Afterwards I don't remember. I think--oh yeah, I know--that I found Paranormal Activity 2 online and watched that. Either it was because I was alone in the dark or it was actually better, but it was much better than the first one. It made me a little jumpy, actually.

Saturday was a little slow. The power went out a couple times, and stayed off the second time for a while. I went to Country Market for milk and pop for the field hockey sleepover during the blackout, hoping it would be back on when I came back, but it didn't. It came back on later, though.

I also got a chapter of Lila finished. It would be nice if I could finish this story before November, but I doubt that. I have a lot to explain yet. Most of it relates to Lila herself. Hopefully I can write a little more once field hockey is over, too. And then comes NaNoWriMo....

Todd and his new boyfriend came over Saturday, too. I stuck around for a while, listening more than anything, but then drove off to the field hockey sleepover. I got kinda lost while trying to find Flocka's house, and eventually Cansfield helped out. I found it!

We bobbed for apples while there--which is a lot more humorous than one would think--and made them unhealthy by smothering them with sugar. We played some games. We watched Megamind. We stayed up talking forever. I just wanted to sleep.

My teammates talked about Sarah a lot, but she never showed up.

We woke up early on Sunday, which did not amuse me. I stuck around for a while, but I eventually took Jessica home, and then went home and slept myself. I gained four hours of sleep. Er ... three.

Even though I got some sleep, Sunday was still not a good day.

I tried uploading some music onto Mom's MP3 player so that I have something to listen to in the morning, but it won't update after I put even a fraction of my music on it. I tried about four or five times with different songs, and it wouldn't update each time. I gave up on that.

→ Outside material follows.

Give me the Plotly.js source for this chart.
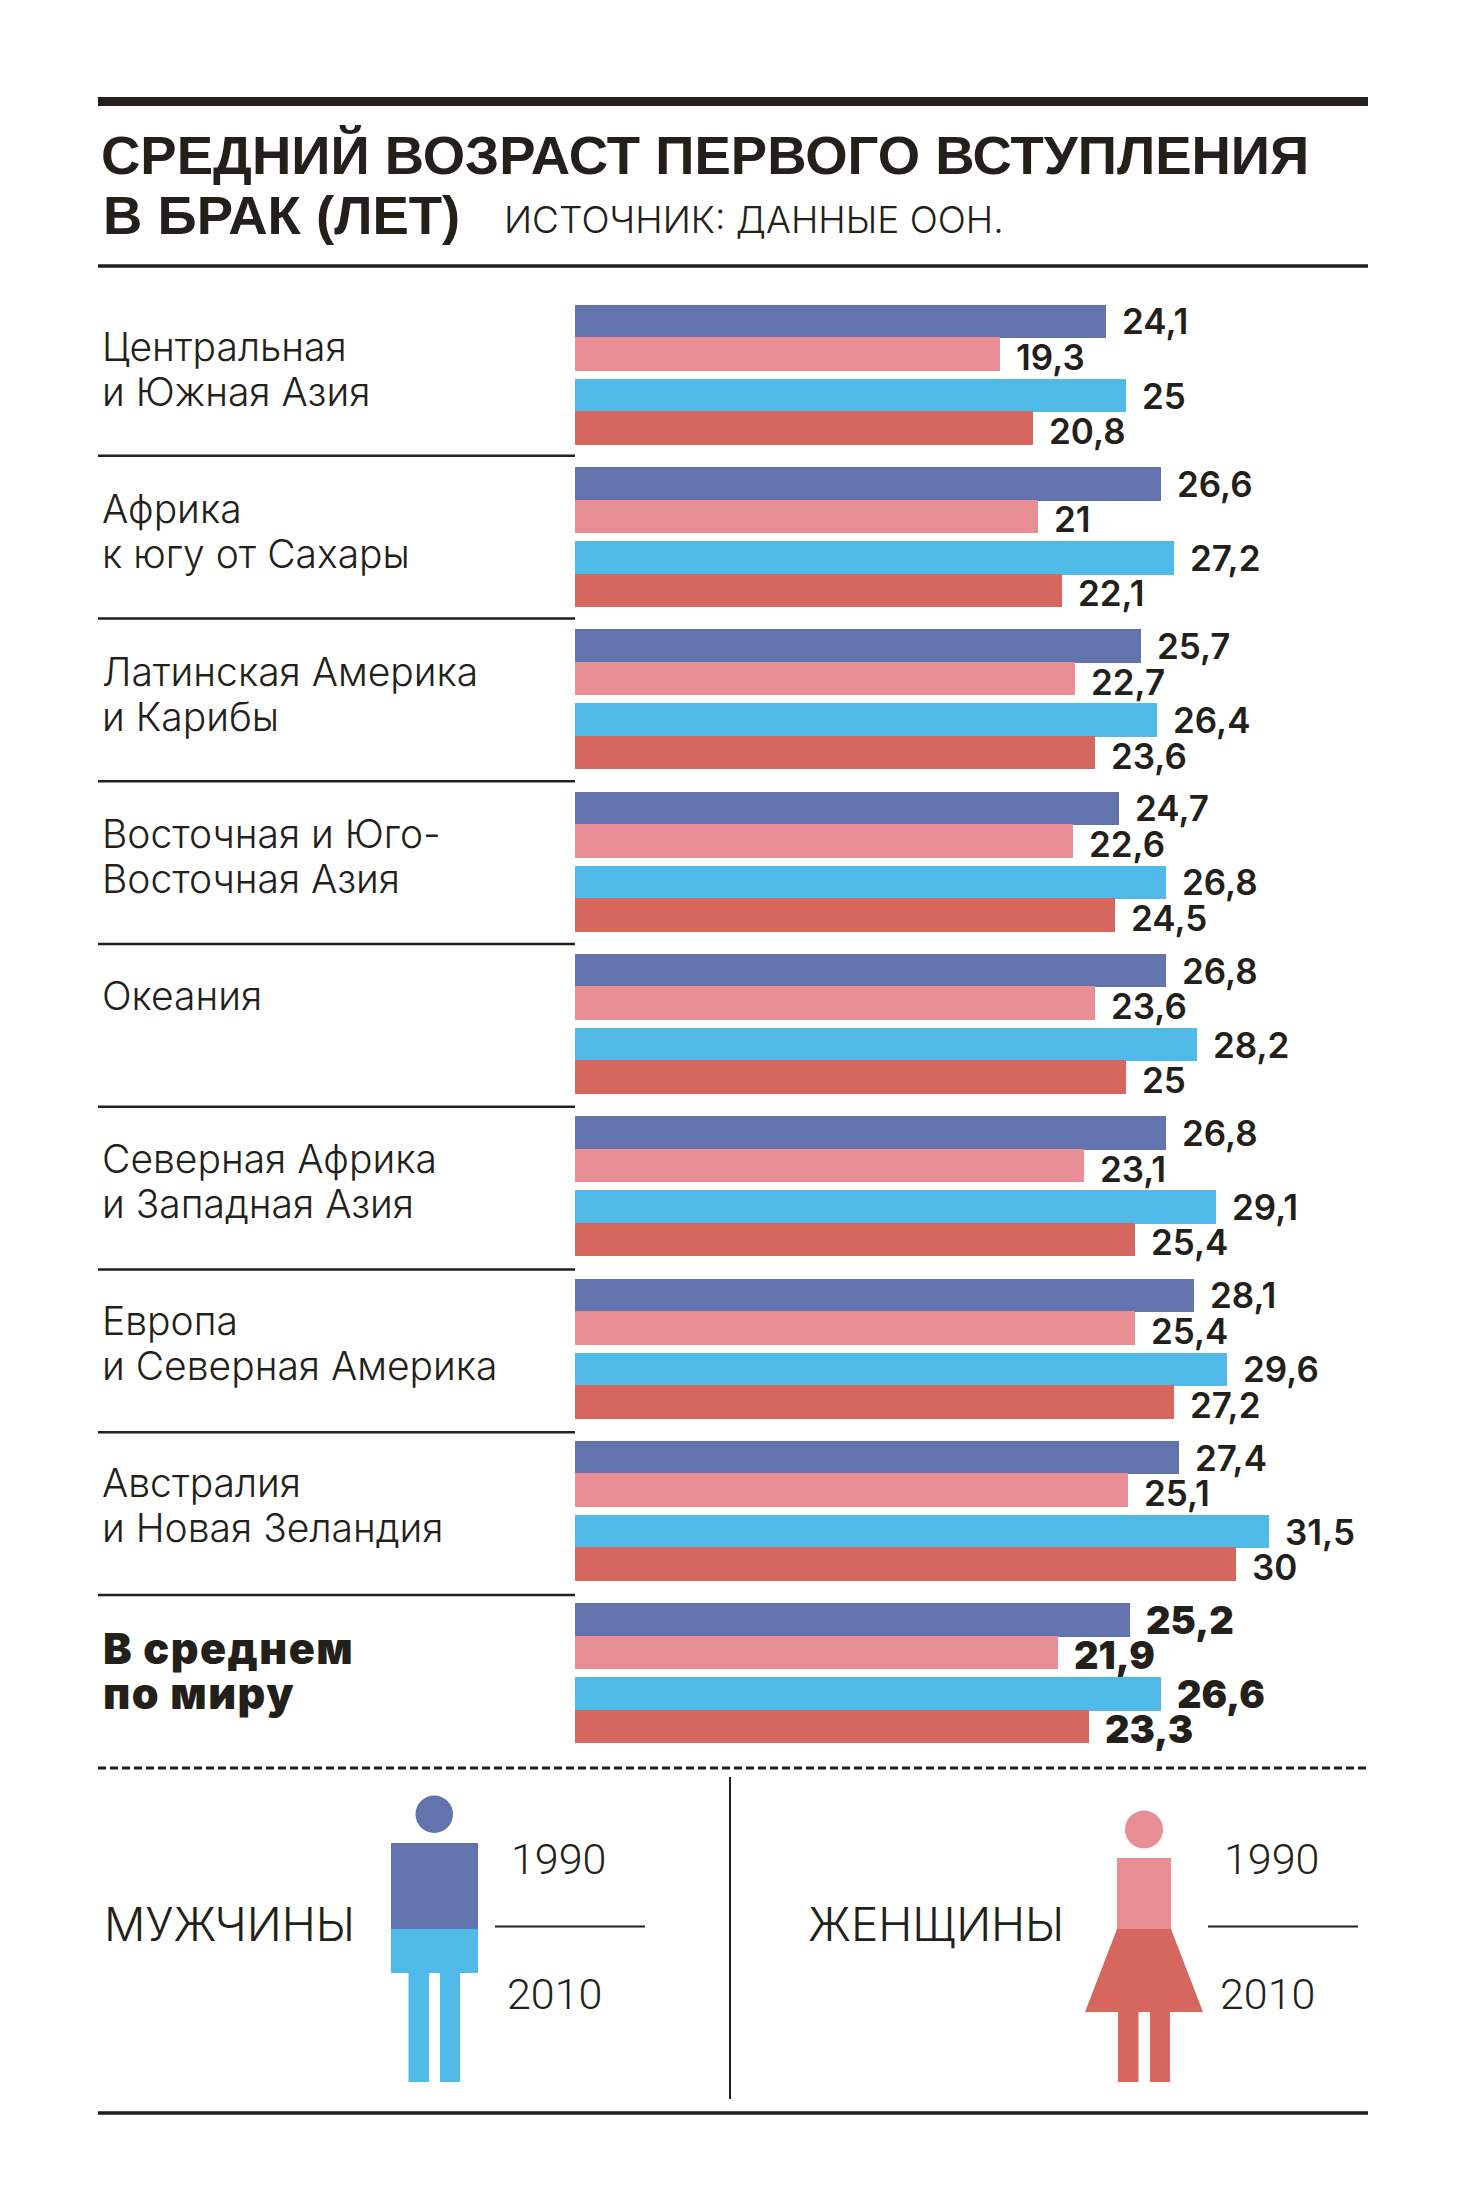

I tried inking my latest comic page. First I discovered that my ink is too old to work properly, so I put my pen and ink aside. I tried using my PITT inking pens, but both the small and medium pens are dried out. I tried using a simple Pilot pen, and that didn't work properly. Eventually I ended up using an ultra fine Sharpie marker.

Then, after finally inking the page, the scanner wouldn't even work. It wouldn't turn on.

Plus, over the weekend, I learned that Sarah's interested in this other bi-curious girl. I don't ... I don't even ...

So people ask me how my weekend was. I've had better.

That night I was talking to myself about ... stuff, and I was on the topic of Physics. I hate that class. I try to learn the material, but I don't even know what we're learning in that class. It's so confusing, it's killing my GPA, I don't even care, I don't need the damn class, and it makes me not enjoy school at all.

I don't want to go to school already. I'm sick of it. I hate Physics.

I'm just done. I think I'm going to drop out of that class, and I don't even care what anyone says. I ... can't do it.